The GGAT records also indicated a nearby fallen standing stone, just to the SE of the cairns in a field wall at SN7325708775.

It now lies on one long face, with what would have been the base still embedded in the bank which has been built up over it after the stone fell. It consists of a large block of sandstone of rectangular section; the long faces are shouldered, with the width at the top diminishing from 1.35m at what would have been the bottom to 0.6m at what would have been the top. The bedding planes of the sandstone can be seen in the short faces. What is now the lower side of the monument and would have been its NE face is embedded in the ground towards the bank, but the other (previously upper) end is propped clear, since the outer bedding planes on this side have come away, making the monument thinner at this point. A large triangular slab of sandstone also protrudes from the same side of the bank adjacent to the standing stone, but is probably not connected with it. Section 1.35x>0.6m; orig height c3.85m GGAT 72 Prehistoric Funerary and Ritual Sites survey 2001.

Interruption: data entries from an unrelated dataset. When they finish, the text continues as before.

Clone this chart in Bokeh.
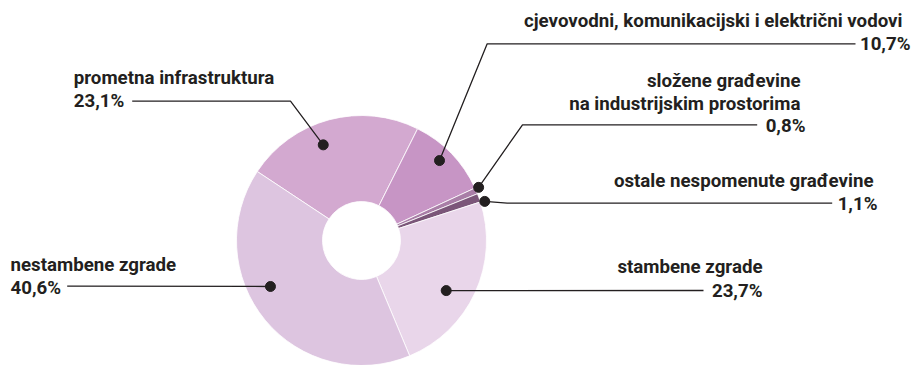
import math
from bokeh.plotting import figure
from bokeh.models import Range1d, ColumnDataSource
from bokeh.core.properties import value
from bokeh.embed import file_html
from bokeh.resources import INLINE

# ---- data ----
categories = [
    "prometna infrastruktura",
    "cjevovodni, komunikacijski i električni vodovi",
    "složene građevine na industrijskim prostorima",
    "ostale nespomenute građevine",
    "stambene zgrade",
    "nestambene zgrade",
]
label_lines = [
    ["prometna infrastruktura"],
    ["cjevovodni, komunikacijski i električni vodovi"],
    ["složene građevine", "na industrijskim prostorima"],
    ["ostale nespomenute građevine"],
    ["stambene zgrade"],
    ["nestambene zgrade"],
]
values = [23.1, 10.7, 0.8, 1.1, 23.7, 40.6]
pct_labels = ["23,1%", "10,7%", "0,8%", "1,1%", "23,7%", "40,6%"]
colors = ["#d3a9d0", "#c795c5", "#a97ea7", "#7b5679", "#e9d6ea", "#ddc5e0"]

# ---- layout (screen pixels) ----
W, H = 913, 365
CX, CY = 361, 240
R_OUT, R_IN = 125, 39
START_CW = 303.5  # degrees clockwise from top where first slice starts
FS = "18.7px"
DY = -6.0  # baseline correction

def sy(y):
    return H - y

# dot anchor: (clockwise angle deg, radius)
dot_polar = [(338.2, 103), (44.3, 111.7), (65.6, 128.6), (72.4, 129.3), (120.6, 98.4), (243.2, 102)]
# leader line bends / ends (screen px)
leader_pts = [
    [(290, 100.7), (131.7, 100.7)],
    [(486.7, 43.3), (855, 43.3)],
    [(522, 124.3), (756.7, 124.3)],
    [(506.7, 202.7), (831.7, 202.7)],
    [(703, 290)],
    [(66.7, 285.7)],
]
# text anchors: (x, align, name baselines, pct x, pct baseline)
text_layout = [
    (73.3, "left", [83.3], 73.3, 106.5),
    (902, "right", [26.5], 910, 49.5),
    (800, "right", [86.7, 109.3], 805, 131.5),
    (873, "right", [186.7], 877, 209.5),
    (762, "right", [272.7], 762, 296.5),
    (10, "left", [270.7], 10, 293.3),
]

p = figure(width=W, height=H, output_backend="svg", toolbar_location=None,
           x_range=Range1d(0, W), y_range=Range1d(0, H),
           min_border=0, outline_line_color=None)
p.axis.visible = False
p.grid.visible = False
p.background_fill_color = "white"
p.border_fill_color = "white"

# wedges
starts, ends = [], []
cum = 0.0
for v in values:
    a = START_CW + cum * 3.6
    b = a + v * 3.6
    starts.append(math.radians(90 - b))
    ends.append(math.radians(90 - a))
    cum += v
src = ColumnDataSource(dict(x=[CX] * len(values), y=[sy(CY)] * len(values),
                            start=starts, end=ends, color=colors, cat=categories))
p.annular_wedge(x="x", y="y", inner_radius=R_IN, outer_radius=R_OUT,
                start_angle="start", end_angle="end", fill_color="color",
                line_color="white", line_width=0.8, source=src)

TXT = "#231f20"
dxs, dys = [], []
lx, ly = [], []
for i, (ang, r) in enumerate(dot_polar):
    t = math.radians(ang)
    dx = CX + r * math.sin(t)
    dy = CY - r * math.cos(t)
    dxs.append(dx)
    dys.append(sy(dy))
    pts = [(dx, dy)] + leader_pts[i]
    lx.append([q[0] for q in pts])
    ly.append([sy(q[1]) for q in pts])

p.multi_line(xs=lx, ys=ly, line_color=TXT, line_width=1.3)
p.scatter(x=dxs, y=dys, size=10, fill_color=TXT, line_color=TXT)

for i, (x, align, bls, px, pb) in enumerate(text_layout):
    for line, bl in zip(label_lines[i], bls):
        p.text(x=[x], y=[sy(bl + DY)], text=[line], text_font=value("Roboto"),
               text_font_style="bold", text_font_size=FS, text_color=TXT,
               text_align=align, text_baseline="alphabetic")
    p.text(x=[px], y=[sy(pb + DY)], text=[pct_labels[i]], text_font=value("Roboto"),
           text_font_style="bold", text_font_size=FS, text_color=TXT,
           text_align=align, text_baseline="alphabetic")

open("out.html", "w").write(file_html(p, INLINE))
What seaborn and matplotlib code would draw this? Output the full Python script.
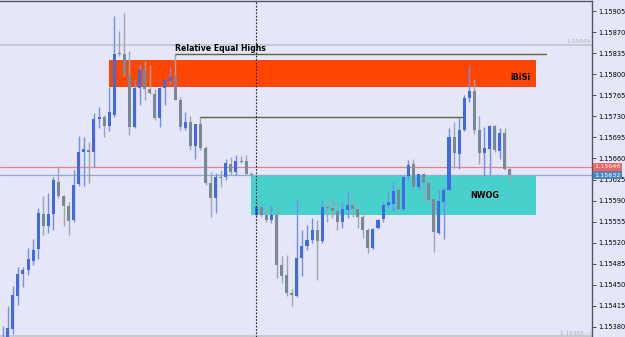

(1964/1976) On Cefn Gwrydd, a ridge N of Pontardawe, at about 295m above OD. A rectangular monolith, now on the NE side of a field bank , leaning so heavily to the E as to be almost recumbent. It is 1.4m wide by 0.5m thick, and when upright must have been at least 4m high. The stone must have been in its present position for a considerable time, as the field bank has been built over its base.